_EXERCISE PROMPT_
Show all lines holding "draws".

---- DATA BLOCK

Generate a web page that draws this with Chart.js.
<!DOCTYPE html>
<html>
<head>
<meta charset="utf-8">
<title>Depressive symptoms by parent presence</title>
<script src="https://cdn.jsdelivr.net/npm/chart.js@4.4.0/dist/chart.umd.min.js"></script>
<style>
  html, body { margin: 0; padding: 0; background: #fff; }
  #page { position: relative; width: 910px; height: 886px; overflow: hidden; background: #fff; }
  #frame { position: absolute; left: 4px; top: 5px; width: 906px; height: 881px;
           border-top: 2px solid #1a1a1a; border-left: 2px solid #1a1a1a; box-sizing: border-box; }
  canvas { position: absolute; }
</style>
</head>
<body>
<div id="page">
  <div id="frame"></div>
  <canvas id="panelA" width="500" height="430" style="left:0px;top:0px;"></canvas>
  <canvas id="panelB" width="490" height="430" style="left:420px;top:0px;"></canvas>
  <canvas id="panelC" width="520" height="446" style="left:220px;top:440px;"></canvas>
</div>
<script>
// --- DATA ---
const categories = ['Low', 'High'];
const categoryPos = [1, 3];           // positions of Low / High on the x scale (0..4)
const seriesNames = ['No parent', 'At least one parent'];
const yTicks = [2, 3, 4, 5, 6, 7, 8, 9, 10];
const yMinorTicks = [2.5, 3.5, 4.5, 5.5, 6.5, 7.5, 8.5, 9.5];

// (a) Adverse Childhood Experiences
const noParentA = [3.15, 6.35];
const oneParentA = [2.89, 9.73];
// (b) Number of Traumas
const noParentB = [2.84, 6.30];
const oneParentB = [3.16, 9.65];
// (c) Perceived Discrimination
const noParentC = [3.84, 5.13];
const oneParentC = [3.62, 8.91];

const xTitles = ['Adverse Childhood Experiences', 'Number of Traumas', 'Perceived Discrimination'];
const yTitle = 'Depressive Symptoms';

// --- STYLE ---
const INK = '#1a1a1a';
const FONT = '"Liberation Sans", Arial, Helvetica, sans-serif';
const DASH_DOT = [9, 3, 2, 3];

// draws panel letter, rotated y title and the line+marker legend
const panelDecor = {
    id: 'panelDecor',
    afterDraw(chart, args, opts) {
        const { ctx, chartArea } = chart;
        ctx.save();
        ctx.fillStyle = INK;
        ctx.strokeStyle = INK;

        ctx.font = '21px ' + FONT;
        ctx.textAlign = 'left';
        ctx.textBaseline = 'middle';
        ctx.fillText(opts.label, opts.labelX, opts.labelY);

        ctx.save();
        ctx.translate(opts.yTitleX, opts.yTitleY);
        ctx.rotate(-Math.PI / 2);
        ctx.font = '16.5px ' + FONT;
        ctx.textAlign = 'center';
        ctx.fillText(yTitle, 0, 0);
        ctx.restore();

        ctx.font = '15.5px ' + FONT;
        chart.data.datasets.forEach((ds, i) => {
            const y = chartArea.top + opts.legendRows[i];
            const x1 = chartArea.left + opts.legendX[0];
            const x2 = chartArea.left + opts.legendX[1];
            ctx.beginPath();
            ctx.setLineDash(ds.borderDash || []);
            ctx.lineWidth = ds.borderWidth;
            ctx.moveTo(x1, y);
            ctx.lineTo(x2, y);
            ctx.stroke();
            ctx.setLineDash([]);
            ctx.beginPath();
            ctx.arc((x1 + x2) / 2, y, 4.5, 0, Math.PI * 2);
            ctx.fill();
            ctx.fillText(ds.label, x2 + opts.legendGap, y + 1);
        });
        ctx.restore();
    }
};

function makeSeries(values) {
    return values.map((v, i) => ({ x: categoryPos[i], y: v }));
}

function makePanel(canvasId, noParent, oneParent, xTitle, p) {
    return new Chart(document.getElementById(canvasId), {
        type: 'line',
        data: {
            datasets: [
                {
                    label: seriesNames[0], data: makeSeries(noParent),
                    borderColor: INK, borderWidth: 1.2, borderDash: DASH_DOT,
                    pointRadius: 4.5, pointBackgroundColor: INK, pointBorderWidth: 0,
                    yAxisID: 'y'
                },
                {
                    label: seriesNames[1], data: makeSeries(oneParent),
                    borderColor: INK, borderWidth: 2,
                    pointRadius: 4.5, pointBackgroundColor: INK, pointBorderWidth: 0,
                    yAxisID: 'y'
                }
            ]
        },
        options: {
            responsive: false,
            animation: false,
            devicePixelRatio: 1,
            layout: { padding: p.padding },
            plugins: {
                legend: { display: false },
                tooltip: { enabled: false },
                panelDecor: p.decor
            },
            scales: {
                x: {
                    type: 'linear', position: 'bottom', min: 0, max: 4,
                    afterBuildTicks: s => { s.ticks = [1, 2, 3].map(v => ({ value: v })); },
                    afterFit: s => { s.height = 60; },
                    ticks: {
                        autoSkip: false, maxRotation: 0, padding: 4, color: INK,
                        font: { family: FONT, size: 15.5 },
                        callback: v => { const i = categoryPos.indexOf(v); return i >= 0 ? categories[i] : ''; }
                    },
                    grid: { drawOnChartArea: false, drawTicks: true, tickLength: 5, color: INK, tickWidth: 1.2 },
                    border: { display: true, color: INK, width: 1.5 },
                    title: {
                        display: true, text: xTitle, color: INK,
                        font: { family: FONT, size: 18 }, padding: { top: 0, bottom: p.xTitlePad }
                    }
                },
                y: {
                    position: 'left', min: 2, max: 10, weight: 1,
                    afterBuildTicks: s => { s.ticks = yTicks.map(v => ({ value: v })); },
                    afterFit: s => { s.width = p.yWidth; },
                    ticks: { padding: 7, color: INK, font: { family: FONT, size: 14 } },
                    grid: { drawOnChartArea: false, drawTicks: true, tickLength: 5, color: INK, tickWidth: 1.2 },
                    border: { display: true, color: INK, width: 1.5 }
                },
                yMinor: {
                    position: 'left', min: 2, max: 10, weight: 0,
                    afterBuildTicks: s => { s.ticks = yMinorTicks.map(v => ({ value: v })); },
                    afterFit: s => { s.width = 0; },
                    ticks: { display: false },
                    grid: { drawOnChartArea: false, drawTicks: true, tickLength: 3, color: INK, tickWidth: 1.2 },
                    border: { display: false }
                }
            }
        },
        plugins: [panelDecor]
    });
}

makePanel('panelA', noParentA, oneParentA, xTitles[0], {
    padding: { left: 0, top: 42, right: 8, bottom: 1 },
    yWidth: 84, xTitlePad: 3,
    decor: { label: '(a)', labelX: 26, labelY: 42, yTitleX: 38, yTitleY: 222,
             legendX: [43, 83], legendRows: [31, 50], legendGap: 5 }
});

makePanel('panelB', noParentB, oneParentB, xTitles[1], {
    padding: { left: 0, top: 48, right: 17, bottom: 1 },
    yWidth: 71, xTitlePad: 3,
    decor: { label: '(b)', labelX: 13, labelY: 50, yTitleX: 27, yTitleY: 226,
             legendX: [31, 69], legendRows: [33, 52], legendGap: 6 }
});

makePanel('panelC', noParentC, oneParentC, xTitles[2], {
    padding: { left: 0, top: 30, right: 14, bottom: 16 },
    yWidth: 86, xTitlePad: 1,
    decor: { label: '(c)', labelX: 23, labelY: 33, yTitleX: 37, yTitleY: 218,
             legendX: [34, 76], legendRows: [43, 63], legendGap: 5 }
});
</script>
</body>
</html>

--------

_TASK RESULT_
Generate a web page that draws this with Chart.js.
// draws panel letter, rotated y title and the line+marker legend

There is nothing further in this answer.